Beyond his ground-breaking in racial terms, Johanneson's story is fascinating. His path to Wembley began in 1940, when he was born in a township outside Johannesburg. A local teacher, who doubled up as a scout for Leeds, saw Johanneson play and recommended him to the club, who invited him for a three-month trial. 'Hurry Hurry', as he was fondly called by the Leeds fans, so impressed its coaching staff that he was offered a professional contract and played his first match in April 1961. He caused an immediate impact by setting up one of Jack Charlton's goals in a 2-2 draw against Swansea Town.
Johanneson went on to play close to 200 matches for Leeds, highlighted by the FA Cup final appearance, before seeing out his career at York City, for whom he scored three goals in 26 matches before retiring in 1972. Republic of Ireland international Johnny Giles, who played with Johanneson at Leeds, remembers the South African: “He was an amazing player. Really fast and had an eye for goals. But there was, unfortunately, another side to him. He kept very much to himself and struggled to come to terms with things.”
A sad ending
Sadly, Johanneson's life took a downward spiral after he finished his playing career and he succumbed to alcoholism and died, poor and alone, in a Leeds flat in 1995, aged just 55. Giles believes that Johanneson did not receive the help he would have needed to fight off his life stressors: “Today clubs are equipped to deal with those kind of situations. They have psychologists and support staff who can help players who are struggling. Sadly for Albert, that was not the case when he was playing.”
It is an observation that Johanneson's youngest daughter Alicia agrees with: “Were he born in a different time, we might be telling a different story. It’s easy to see how my father lost all sense of hope in the end. And that’s a hard thing for us to bear as his children, a very hard thing. It’s no secret that my father’s alcoholism has overshadowed much of his reputation as an accomplished professional footballer in England.”
There is another side to their father that Alicia and older sister Yvonne remember. The former recalled: “He had an intense love of music, which I think both Yvonne and I have inherited. His favorite type of music was country and western, but he would pretty much listen to anything except metal. He also liked reggae music quite a lot and I remember him playing a lot of Desmond Dekker and the Aces, Jimmy Cliff, Johnny Nash. He had quite an extensive record collection and a powerful stereo system.

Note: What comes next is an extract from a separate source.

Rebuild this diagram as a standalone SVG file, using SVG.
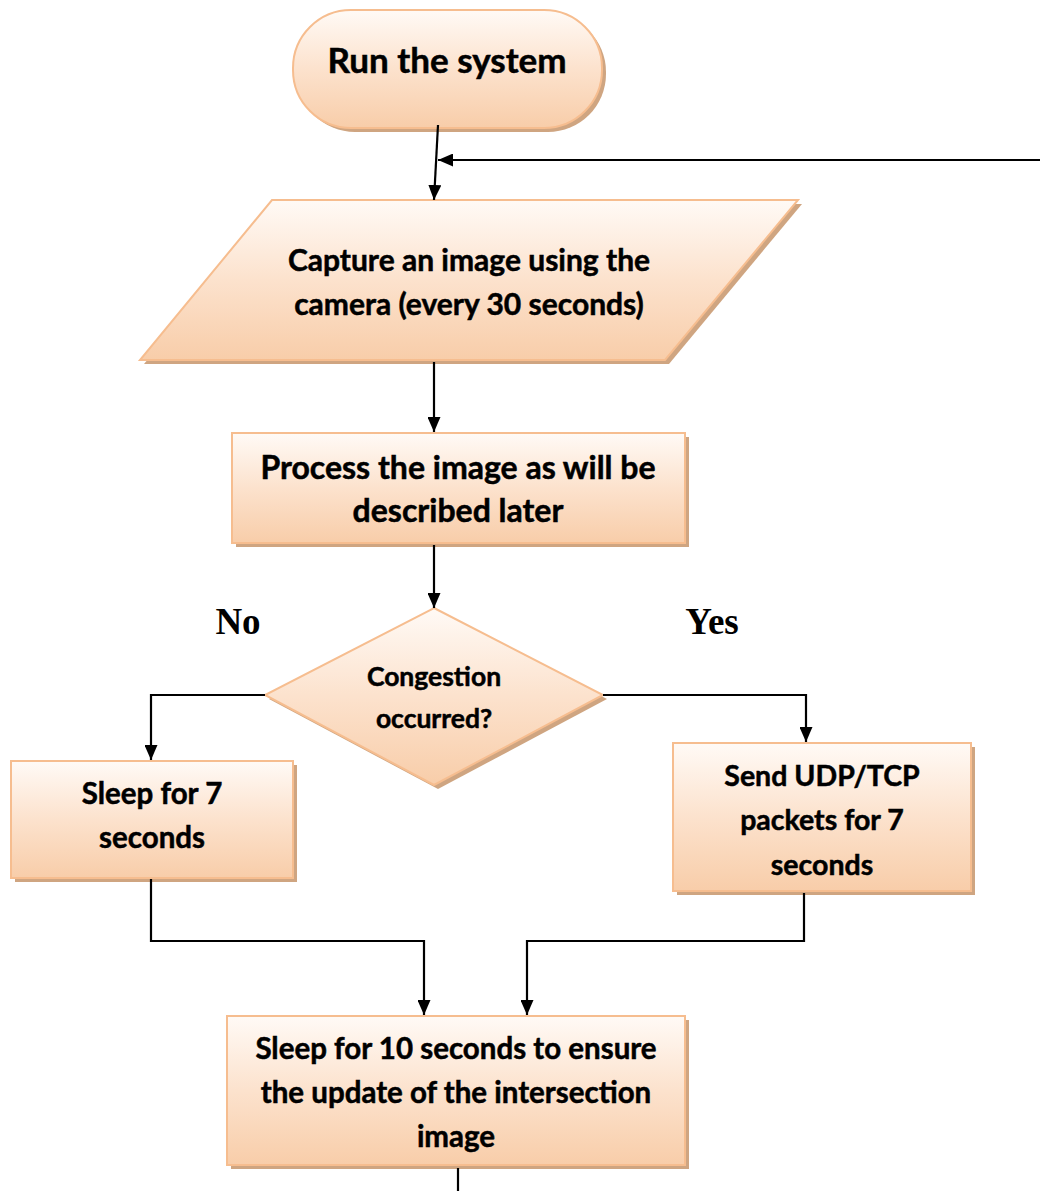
<svg xmlns="http://www.w3.org/2000/svg" width="1040" height="1191" viewBox="0 0 1040 1191">
  <defs>
    <linearGradient id="peach" x1="0" y1="0" x2="0" y2="1">
      <stop offset="0" stop-color="#fffaf6"/>
      <stop offset="0.5" stop-color="#fce2cd"/>
      <stop offset="1" stop-color="#f8cda9"/>
    </linearGradient>
    <marker id="arrow" viewBox="0 0 15 13" refX="15" refY="6.5" markerWidth="15" markerHeight="13" markerUnits="userSpaceOnUse" orient="auto">
      <path d="M0,0 L15,6.5 L0,13 Z" fill="#000"/>
    </marker>
  </defs>
  <style>
    .shadow { fill: #cfa581; }
    .shape { fill: url(#peach); stroke: #f6bd8f; stroke-width: 2; }
    .label { font-family: Lato, "Open Sans", "Liberation Sans", sans-serif; font-weight: bold; fill: #000; stroke: #000; stroke-width: 0.5; text-anchor: middle; }
    .branch { font-family: "Liberation Serif", "Times New Roman", serif; font-weight: bold; font-size: 37px; fill: #000; text-anchor: middle; }
    .wire { fill: none; stroke: #000; stroke-width: 2.2; }
  </style>
  <rect width="1040" height="1191" fill="#fff"/>

  <!-- start terminal -->
  <g id="start">
    <rect class="shadow" x="297" y="14" width="309" height="118" rx="58" ry="58"/>
    <rect class="shape" x="293" y="10" width="309" height="118" rx="58" ry="58"/>
    <text class="label" x="447" y="73" font-size="35">Run the system</text>
  </g>

  <!-- capture input -->
  <g id="capture">
    <polygon class="shadow" points="276,204 802,204 669,364 144,364"/>
    <polygon class="shape" points="272,200 798,200 665,360 140,360"/>
    <text class="label" x="469" y="271" font-size="30">Capture an image using the</text>
    <text class="label" x="469" y="315" font-size="30">camera (every 30 seconds)</text>
  </g>

  <!-- processing step -->
  <g id="process">
    <rect class="shadow" x="236" y="437" width="453" height="110"/>
    <rect class="shape" x="232" y="433" width="453" height="110"/>
    <text class="label" x="458" y="479" font-size="32">Process the image as will be</text>
    <text class="label" x="458" y="522" font-size="32">described later</text>
  </g>

  <!-- decision -->
  <g id="decision">
    <polygon class="shadow" points="438,612 607,699 438,789 269,699"/>
    <polygon class="shape" points="434,608 603,695 434,785 265,695"/>
    <text class="label" x="434" y="686" font-size="26.5">Congestion</text>
    <text class="label" x="434" y="728" font-size="26.5">occurred?</text>
  </g>

  <!-- no branch -->
  <g id="sleep7">
    <rect class="shadow" x="15" y="765" width="282" height="117"/>
    <rect class="shape" x="11" y="761" width="282" height="117"/>
    <text class="label" x="152" y="804" font-size="29.5">Sleep for 7</text>
    <text class="label" x="152" y="848" font-size="29.5">seconds</text>
  </g>

  <!-- yes branch -->
  <g id="send">
    <rect class="shadow" x="677" y="747" width="298" height="148"/>
    <rect class="shape" x="673" y="743" width="298" height="148"/>
    <text class="label" x="822" y="786" font-size="28.5">Send UDP/TCP</text>
    <text class="label" x="822" y="830" font-size="28.5">packets for 7</text>
    <text class="label" x="822" y="875" font-size="28.5">seconds</text>
  </g>

  <!-- wait step -->
  <g id="sleep10">
    <rect class="shadow" x="231" y="1020" width="458" height="149"/>
    <rect class="shape" x="227" y="1016" width="458" height="149"/>
    <text class="label" x="456" y="1059" font-size="29.5">Sleep for 10 seconds to ensure</text>
    <text class="label" x="456" y="1103" font-size="29.5">the update of the intersection</text>
    <text class="label" x="456" y="1147" font-size="29.5">image</text>
  </g>

  <!-- branch labels -->
  <text class="branch" x="238" y="634">No</text>
  <text class="branch" x="712" y="634">Yes</text>

  <!-- connectors -->
  <g id="connectors">
    <path class="wire" d="M438,125 L434,200" marker-end="url(#arrow)"/>
    <path class="wire" d="M1040,160 L438,160" marker-end="url(#arrow)"/>
    <path class="wire" d="M434,362 L434,432" marker-end="url(#arrow)"/>
    <path class="wire" d="M434,545 L434,608" marker-end="url(#arrow)"/>
    <path class="wire" d="M265,695 L151,695 L151,760" marker-end="url(#arrow)"/>
    <path class="wire" d="M603,695 L806,695 L806,742" marker-end="url(#arrow)"/>
    <path class="wire" d="M151,879 L151,941 L424,941 L424,1015" marker-end="url(#arrow)"/>
    <path class="wire" d="M804,893 L804,941 L527,941 L527,1015" marker-end="url(#arrow)"/>
    <path class="wire" d="M458,1168 L458,1191"/>
  </g>
</svg>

“He was also a fan of all types of different sports, and I remember us, as a family, gathering around the television to watch tennis, cricket, and track and field events together and we’d cheer on our favorite personalities. He especially liked to watch boxing. Muhammad Ali was his favorite sports personality. He just loved him. His favorite football player was Eusebio. I think he was like a role model to him."
Alicia is disappointed that her father's memory is not being kept alive more in the country of his birth. “If you look at his stats and talk to people who saw him play, it’s obvious he was one of the good ones, one of a few South Africans who actually made it in top-tier international football at the time," she said. "Everyone looks to the English league as being one of the best and most competitive leagues in the world, and if my father was able to maintain more than a decade’s long career in it, then that has to be saying something. He he was a very humble, meek person by nature and when he was alive I guess he didn’t toot his own horn enough for people to really pay attention and care."
It is a view shared by Godfrey Gxowa. The veteran South African football official, who joined Moroka Swallows a year after the 1950 FIFA World Cup™, wonders why South Africans know so very little about Johanneson and why even less is being done to preserve his memory: “I think if he had been playing for one of the big clubs, like Swallows or Orlando Pirates, he would be a household name. He would be an icon of South African football, a legend on par with the best.”
Poignantly, one person who recognised Johanneson for what he was: Northern Irish legend George Best. The troubled icon, who fought his own demons throughout his life, once by chance happened upon Johanneson in Leeds. Best had gone there for a speaking engagement, but when he saw the South African, he decided that it was more important to offer him a meal and they spent an evening together: "Albert was quite a brave man to actually go on the pitch in the first place, wasn't he? And he went out and did it. He had a lot of skill. A nice man as well, which is, I suppose, the more important thing, isn't it? More important than anything."